A diagnosis comes
Swiftly
Harshly
Stalling our
engines
Leaving us adrift
Spiraling down
Forcing us into
The fight for our
life
As we crash
Flooding our psyche
with
All that was
All that is
All that we want to
be
Clarity
The gift of the
wreckage
Freedom
The constant
As we are liberated
Knowing who we
truly are
And the privilege
it is to be alive
On our darkest days
On our most
triumphant days
Our heart remembers
It is all good
Clapping
Singing
Celebrating
LIFE.
I
have observed myself saying in numerous conversations: Your
life is worth fighting for. These
are not terminally ill people, diagnosed with a disease which leaves them
fighting for their life day in and day out, hoping and praying that they will
beat the odds, doing whatever they must to stay here on this earth as they
fully understand the gift of life. These
are people who have forgotten that they have choices to do things differently,
to fly out of the cage door that they believe holds them captive not seeing
that the cage door is always open; forgetting they are the captor and the
liberator both.
Recalling
some events of my life to friends who didn’t know me in my most destructive
times, I shared how I began fantasizing about how I could kill myself not
wanting to live the way I was living.
Then, a grace blew through me, showing me that my life was worth
fighting for; and just as I had visualized ways of ending my life, I could use
this very tool to imagine the possibilities, to create a life that would
nourish my soul. The clarity that came forward
giving me a higher perspective, making known to me that I possessed the power
within me to move mountains and the only mountain to move was actually me began
my journey into living consciously, joyously and gratefully come what may.
Since
my earliest days on this earth, I was obsessed with death, worrying about my
own death and the death of others who I loved, people from my community as well
as strangers on the evening news and in the paper; the death of birds I found
on the sidewalk or squirrels on the road.
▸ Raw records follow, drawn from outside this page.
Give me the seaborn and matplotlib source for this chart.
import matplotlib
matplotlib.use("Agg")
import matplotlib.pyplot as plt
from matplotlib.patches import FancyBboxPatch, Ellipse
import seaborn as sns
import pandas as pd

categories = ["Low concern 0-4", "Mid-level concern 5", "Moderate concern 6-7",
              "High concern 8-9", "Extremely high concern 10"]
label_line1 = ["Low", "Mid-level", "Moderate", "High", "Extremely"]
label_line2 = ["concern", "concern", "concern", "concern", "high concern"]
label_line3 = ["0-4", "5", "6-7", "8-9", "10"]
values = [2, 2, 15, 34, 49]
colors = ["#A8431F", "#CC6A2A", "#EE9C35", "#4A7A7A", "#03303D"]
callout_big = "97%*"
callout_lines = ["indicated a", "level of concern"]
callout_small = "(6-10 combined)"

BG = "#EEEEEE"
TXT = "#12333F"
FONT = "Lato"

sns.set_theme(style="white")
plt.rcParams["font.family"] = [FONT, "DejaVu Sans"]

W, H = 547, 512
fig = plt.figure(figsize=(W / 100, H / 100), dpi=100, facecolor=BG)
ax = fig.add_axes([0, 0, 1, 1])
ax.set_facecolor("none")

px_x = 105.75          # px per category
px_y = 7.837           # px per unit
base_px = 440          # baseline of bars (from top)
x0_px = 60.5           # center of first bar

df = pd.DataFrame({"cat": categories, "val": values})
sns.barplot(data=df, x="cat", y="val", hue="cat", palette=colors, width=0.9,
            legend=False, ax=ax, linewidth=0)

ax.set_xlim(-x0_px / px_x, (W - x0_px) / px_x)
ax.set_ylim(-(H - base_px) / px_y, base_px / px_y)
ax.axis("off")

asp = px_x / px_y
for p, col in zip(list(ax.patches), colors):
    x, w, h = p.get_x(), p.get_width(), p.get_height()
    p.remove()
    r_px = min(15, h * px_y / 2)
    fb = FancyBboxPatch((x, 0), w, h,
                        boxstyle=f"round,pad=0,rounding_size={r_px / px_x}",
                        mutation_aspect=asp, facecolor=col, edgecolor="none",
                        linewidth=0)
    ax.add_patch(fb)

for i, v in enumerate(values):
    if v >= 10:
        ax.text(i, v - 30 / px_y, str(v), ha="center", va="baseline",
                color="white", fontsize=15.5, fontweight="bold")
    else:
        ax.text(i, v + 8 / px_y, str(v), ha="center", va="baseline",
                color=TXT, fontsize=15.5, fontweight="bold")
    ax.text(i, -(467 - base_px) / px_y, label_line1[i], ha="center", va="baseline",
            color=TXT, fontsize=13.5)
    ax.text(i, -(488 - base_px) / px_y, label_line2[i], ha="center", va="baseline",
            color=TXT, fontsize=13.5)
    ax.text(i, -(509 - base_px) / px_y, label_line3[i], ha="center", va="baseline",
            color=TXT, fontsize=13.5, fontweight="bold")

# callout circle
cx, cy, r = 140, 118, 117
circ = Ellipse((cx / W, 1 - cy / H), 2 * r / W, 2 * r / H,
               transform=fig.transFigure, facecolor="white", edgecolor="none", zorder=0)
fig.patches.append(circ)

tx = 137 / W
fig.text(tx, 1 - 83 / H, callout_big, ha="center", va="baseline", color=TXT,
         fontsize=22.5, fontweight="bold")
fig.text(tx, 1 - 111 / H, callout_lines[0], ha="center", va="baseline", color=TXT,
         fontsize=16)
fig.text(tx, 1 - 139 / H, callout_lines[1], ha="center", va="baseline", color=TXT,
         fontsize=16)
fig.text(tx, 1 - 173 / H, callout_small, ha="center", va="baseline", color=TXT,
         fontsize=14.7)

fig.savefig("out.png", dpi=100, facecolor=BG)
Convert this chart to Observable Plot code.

I had a recurring dream about Nazis holding me captive, torturing me
until they mercifully killed me in the gas chamber. These dreams terrified me as a child, but I
now see that my subconscious mind was showing me that life is a liberation
walk, choice by choice, day by day until our last breath. There are things in life that suck which we
will do anything to avoid, feeling tortured and even wishing the pain would end
– on some level wanting to die but ultimately, not wanting to live the kind of
hell we are experiencing. The intensity
of this space takes us into another gear, the depths of who we truly are, the limitlessness
of the soul. This is a grace so fierce
it forces us to fight for our life, to walk through that which we have run
from.
The
invitation this day is to not wait for some diagnosis, some terminal disease to
see that your life is worth fighting for.
Do what you must this day to bring more joy, more peace, more love into
your life. Hold the intention to love
your life knowing it is possible and it is the greatest act of service to your
Self and humanity. Fight through old
patterns and beliefs that keep you imprisoned.
Dismiss all that violates the truth of who you are – all that strips you
of the beauty and abundance that is. Fight the good fight with a heart wide
open to the miracles of this day available to you and to all. LOVE BIG!